Przyszły rok ma wynagrodzić kibicom boksu lata czekania na mega walkę Floyda Mayweathera Jr. (46-0, 26 KO) z Mannym Pacquiao (56-5-2, 38 KO). - Chciałbym, aby doszło w nim nie do jednego, ale do dwóch pojedynków z ich udziałem - mówi promotor Filipińczyka Bob Arum.
Wielu sympatyków pięściarstwa zdążyło się już pogodzić z tym, że dwa najlepsi pięściarze ostatnich lat nigdy nie spotkają się w ringu. Na drodze do osiągnięcia porozumienia stawało zbyt wiele przeszkód – przede wszystkim promotorskich, finansowych i telewizyjnych. Ten ostatni problem da się jednak rozwiązać.
Zobacz: DOJDZIE DO WALKI FLOYDA Z PACQUIAO
- I HBO, i Showtime chcą doprowadzić do tej walki. Wszystko wskazuje na to, że w końcu się ona odbędzie w pierwszej połowie przyszłego roku – stwierdził Arum.
Współpraca potężnych stacji nie byłaby wydarzeniem bez precedensu – doszło do niej już w 2002 roku, przy okazji starcia Lennoxa Lewisa z Mike’em Tysonem. Pozostają jednak do rozwiązania inne sporne kwestie. Tę finansową Arum także ma już rozpracowaną.
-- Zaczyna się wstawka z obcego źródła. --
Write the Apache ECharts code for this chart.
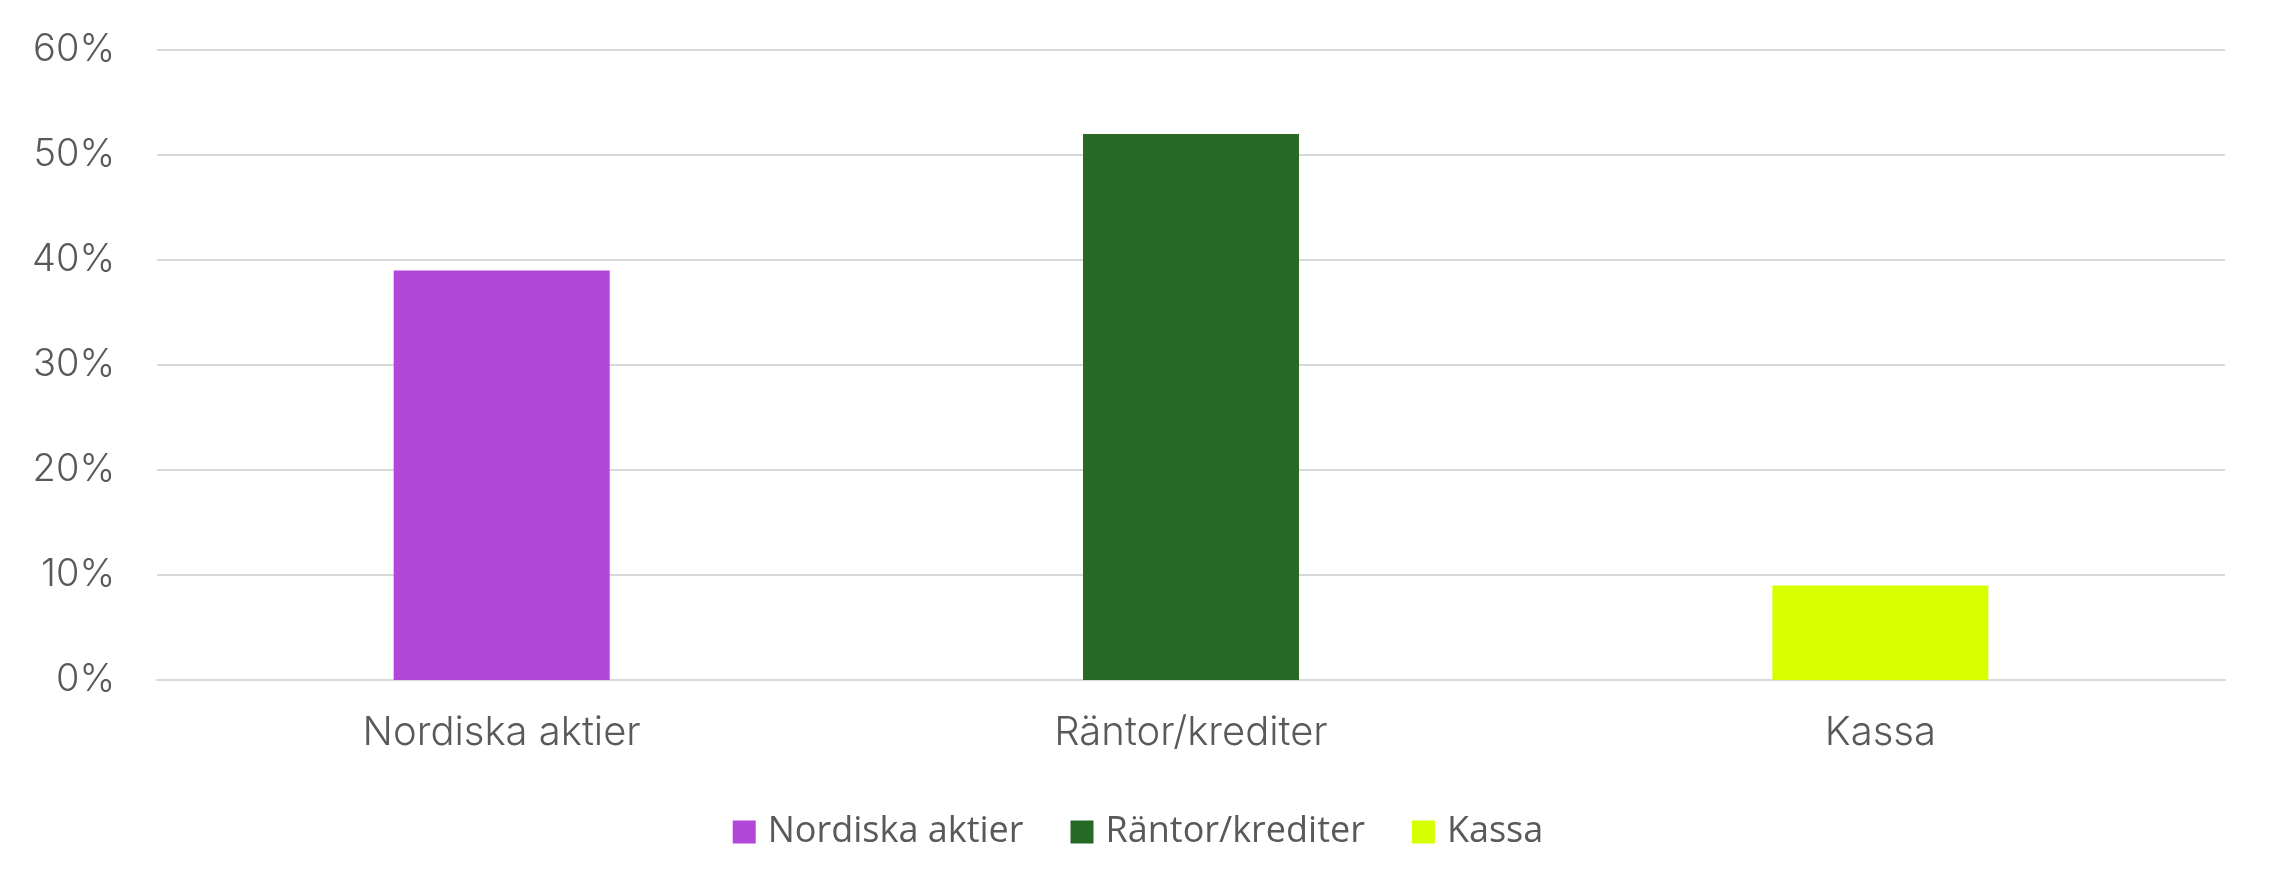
<!DOCTYPE html>
<html>
<head>
<meta charset="utf-8">
<script src="https://cdn.jsdelivr.net/npm/echarts@6/dist/echarts.min.js"></script>
<style>
html,body{margin:0;padding:0;background:#fff;}
#chart{width:2276px;height:896px;}
</style>
</head>
<body>
<div id="chart"></div>
<script>
const categories = ['Nordiska aktier', 'Räntor/krediter', 'Kassa'];
const values = [39, 52, 9];
const colors = ['#B146D8', '#276A27', '#D8FF00'];
const yTicks = { min: 0, max: 60, interval: 10 };

const chart = echarts.init(document.getElementById('chart'), null, { renderer: 'canvas' });

const series = categories.map((name, i) => ({
  name: name,
  type: 'bar',
  barWidth: 216,
  barGap: '-100%',
  itemStyle: { color: colors[i] },
  data: categories.map((c, j) => (j === i ? values[i] : '-'))
}));

chart.setOption({
  animation: false,
  backgroundColor: '#ffffff',
  color: colors,
  grid: { left: 157, right: 51, top: 50, bottom: 216, containLabel: false },
  legend: {
    data: categories,
    top: 809,
    left: 'center',
    itemWidth: 23,
    itemHeight: 23,
    itemGap: 47,
    icon: 'rect',
    textStyle: { fontFamily: 'Open Sans', fontSize: 36, lineHeight: 36, color: '#595959', padding: [0, 0, 0, 7] }
  },
  xAxis: {
    type: 'category',
    data: categories,
    axisTick: { show: false },
    axisLine: { show: true, lineStyle: { color: '#D9D9D9', width: 2 } },
    axisLabel: { fontFamily: 'Inter', fontWeight: 300, fontSize: 40, color: '#595959', margin: 33 }
  },
  yAxis: {
    type: 'value',
    min: yTicks.min,
    max: yTicks.max,
    interval: yTicks.interval,
    axisLine: { show: false },
    axisTick: { show: false },
    splitLine: { lineStyle: { color: '#D9D9D9', width: 2 } },
    axisLabel: { fontFamily: 'Inter', fontWeight: 300, fontSize: 38, color: '#595959', margin: 42, formatter: '{value}%' }
  },
  series: series
});
</script>
</body>
</html>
- Do tej walki musi dojść w pierwszych sześciu miesiącach 2015 roku. Jeżeli się uda, wynik pierwszego pojedynku zdecyduje o podziale wpływów za drugi. W ten sposób nagrodzimy zwycięzcę – powiedział.
Obóz Filipińczyka jest za. Sam zawodnik oznajmił, że jest gotowy boksować z Amerykaninem w każdej chwili, a jego trener Freddie Roach sądzi, że teraz "Pac-Man" ma większe niż kilka lat temu szanse na zwyciężenie niepokonanego rywala.
Zobacz: PACQUIAO JAK MUHAMMAD ALI
- Wszyscy chcieliby, aby do tej walki doszło wcześniej, ale to wciąż największy pojedynek w boksie. Nadal chce go zobaczyć mnóstwo kibiców. Uważam, że Mayweather jest już trochę wypalony. Mamy teraz większe szanse – stwierdził.
Mayweather kolejną walkę stoczy 13 września. Jego rywalem w MGM Grand w Las Vegas będzie Marcos Maidana (35-4, 31 KO), którego Amerykanin pokonał już na początku maja. Pacquiao w najbliższym występie zmierzy się 22 listopada w Makau z Chrisem Algierim (20-0, 8 KO).